Hardesty Founder and CEO, Karl Hardesty, Talks President Trump’s New Tax Reform

Feb 20, 2018

Recently, The Orange County Business Journal sought the opinion of Hardesty Founder and CEO, Karl Hardesty, on the new tax reform, which President Donald Trump signed on Dec. 22.
Karl was asked to discuss whether the tax reform gives him confidence about his company and the market’s direction; about his favorite and least favorite parts of the law; how the new tax rates will affect his business; and the most important questions he’s asking tax experts.
Here are edited excerpts of his response:
It’s really interesting being queried on tax planning at this time of year with the new legislation just being passed. Obviously, this is the biggest tax reform since 1986. I have been monitoring the legislation as it affects my business, as well as every Hardesty client’s business in a major way. Hardesty, which is an executive recruiter of CFOs and other C-level executives, is a pass-through entity, as many small businesses are.
The gift we were given was relative clarity and eventual passage prior to the end of the calendar year. That gave every CFO, business owner, and individual a few days to make some critical decisions. So, we at least have some clarity on the new tax rates for both individuals and corporations. The good news is they are all down. The big news is the dramatic drop in corporate tax rates from 35% to 21%.
Many of our clients are cash-basis taxpayers versus accrual basis taxpayers. That allows some flexibility to accelerate certain deductions that companies would normally pay in 2018 and some flexibility on recognizing revenues. Since tax rates are generally going down, basic logic would be to accelerate expenses and defer revenues, since the value of a deduction was higher in 2017 than in 2018 and revenues will be taxed at a lower rate in 2018.
If you run a business that renders services and operates on a cash basis, the income you earn isn’t taxed until you are paid.

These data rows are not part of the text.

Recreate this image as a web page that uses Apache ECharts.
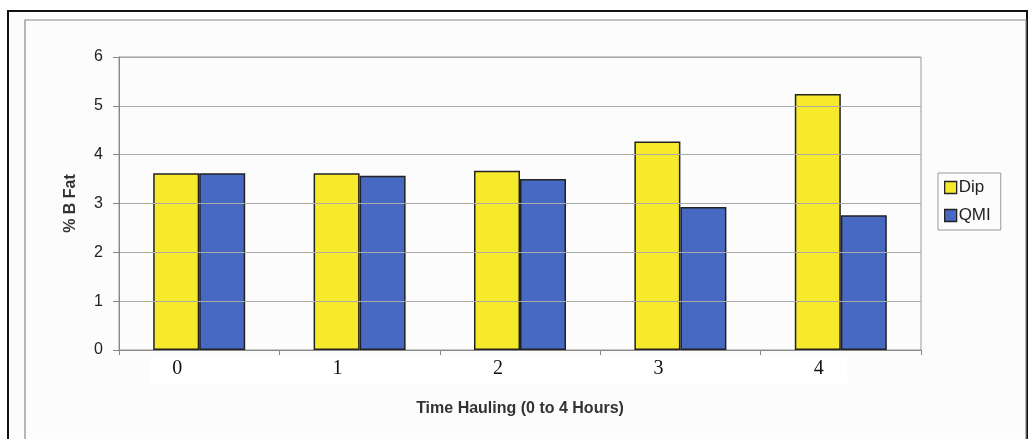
<!DOCTYPE html>
<html>
<head>
<meta charset="utf-8">
<script src="https://cdn.jsdelivr.net/npm/echarts@6/dist/echarts.min.js"></script>
<style>
html,body{margin:0;padding:0;background:#ffffff;}
#main{width:1035px;height:439px;}
</style>
</head>
<body>
<div id="main"></div>
<script>
const categories = ['0', '1', '2', '3', '4'];
const dipValues = [3.62, 3.62, 3.67, 4.27, 5.24];
const qmiValues = [3.62, 3.57, 3.50, 2.93, 2.76];
const seriesNames = ['Dip', 'QMI'];
const yTicks = { min: 0, max: 6, interval: 1 };

const chart = echarts.init(document.getElementById('main'));
chart.setOption({
  backgroundColor: '#ffffff',
  animation: false,
  graphic: [
    { type: 'rect', z: 0, silent: true, shape: { x: 8, y: 11, width: 1019, height: 440 },
      style: { fill: '#fcfcfc', stroke: '#111', lineWidth: 2 } },
    { type: 'rect', z: 0, silent: true, shape: { x: 25, y: 20, width: 1001, height: 430 },
      style: { fill: 'none', stroke: '#888', lineWidth: 1.2 } },
    { type: 'rect', z: 0, silent: true, shape: { x: 150, y: 357, width: 697, height: 26 },
      style: { fill: '#ffffff' } }
  ],
  grid: { left: 119, top: 57, right: 114, bottom: 89, show: true, borderColor: '#999', borderWidth: 1, z: 2 },
  legend: {
    orient: 'vertical', left: 938, top: 173, z: 5,
    data: seriesNames,
    icon: 'rect', itemWidth: 12, itemHeight: 12, itemGap: 11,
    padding: [6, 10, 6, 6],
    borderColor: '#999', borderWidth: 1, backgroundColor: '#fcfcfc',
    textStyle: { fontFamily: 'Liberation Sans, Arial', fontSize: 17, color: '#222', padding: [0, 0, 0, -3] },
    itemStyle: { borderColor: '#222', borderWidth: 1.3 }
  },
  xAxis: {
    type: 'category', data: categories, z: 6,
    name: 'Time Hauling (0 to 4 Hours)', nameLocation: 'middle', nameGap: 51,
    nameTextStyle: { fontFamily: 'Liberation Sans, Arial', fontWeight: 'bold', fontSize: 16, color: '#333' },
    axisLine: { lineStyle: { color: '#888', width: 1 } },
    axisTick: { show: true, length: 5, lineStyle: { color: '#888' } },
    axisLabel: { margin: 9, fontFamily: 'Liberation Serif, DejaVu Serif, serif', fontSize: 20, color: '#111', padding: [0, 44, 0, 0] }
  },
  yAxis: {
    type: 'value', min: yTicks.min, max: yTicks.max, interval: yTicks.interval, z: 6,
    name: '% B Fat', nameLocation: 'middle', nameGap: 40,
    nameTextStyle: { fontFamily: 'Liberation Sans, Arial', fontWeight: 'bold', fontSize: 16, color: '#333' },
    axisLine: { show: true, lineStyle: { color: '#888', width: 1 } },
    axisTick: { show: true, inside: false, length: 6, lineStyle: { color: '#888' } },
    axisLabel: { margin: 16, fontFamily: 'Liberation Sans, Arial', fontSize: 16, color: '#222' },
    splitLine: { show: true, lineStyle: { color: '#aaa', width: 1 } }
  },
  series: [
    { name: seriesNames[0], type: 'bar', data: dipValues, barWidth: 46, barGap: '0%', z: 4,
      itemStyle: { color: '#f7ea2c', borderColor: '#222', borderWidth: 1.5 } },
    { name: seriesNames[1], type: 'bar', data: qmiValues, barWidth: 46, barGap: '0%', z: 4,
      itemStyle: { color: '#4869c2', borderColor: '#222', borderWidth: 1.5 } }
  ]
});
</script>
</body>
</html>
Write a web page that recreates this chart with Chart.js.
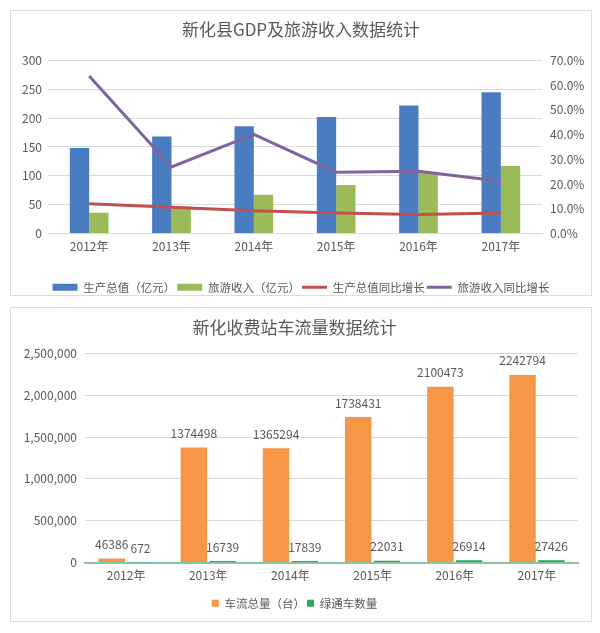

You may have considered waiting to bill until this year or until a time when there is no chance you will receive the cash for 2017.
As for expenses, we looked hard at everything related to 2017 and attempted to have them paid prior to Dec. 31. Those included:

  • Pension matching contributions normally paid in March.
  • Certain bonus payments; even if the final numbers can’t be finalized, an estimate is made and paid to the employee.
  • Certain prepaid rents could be deductible.
  • Certain fixed assets purchased after Sept. 27, 2017, can be fully deducted rather than depreciated in 2017. That rule is good through Jan. 1, 2023. I just took advantage of this by purchasing some assets last month, so I get the 100% write off in 2017.
  • Certain bonus payments we make to our staff are contingent on collections. In some cases, we made those payments in 2017, even though collections are expected in 2018.

I would highly recommend that all CFOs spend some time early this year with their tax advisers to fully understand the implications of the new law. There are some complex items that will require interpretation from professionals.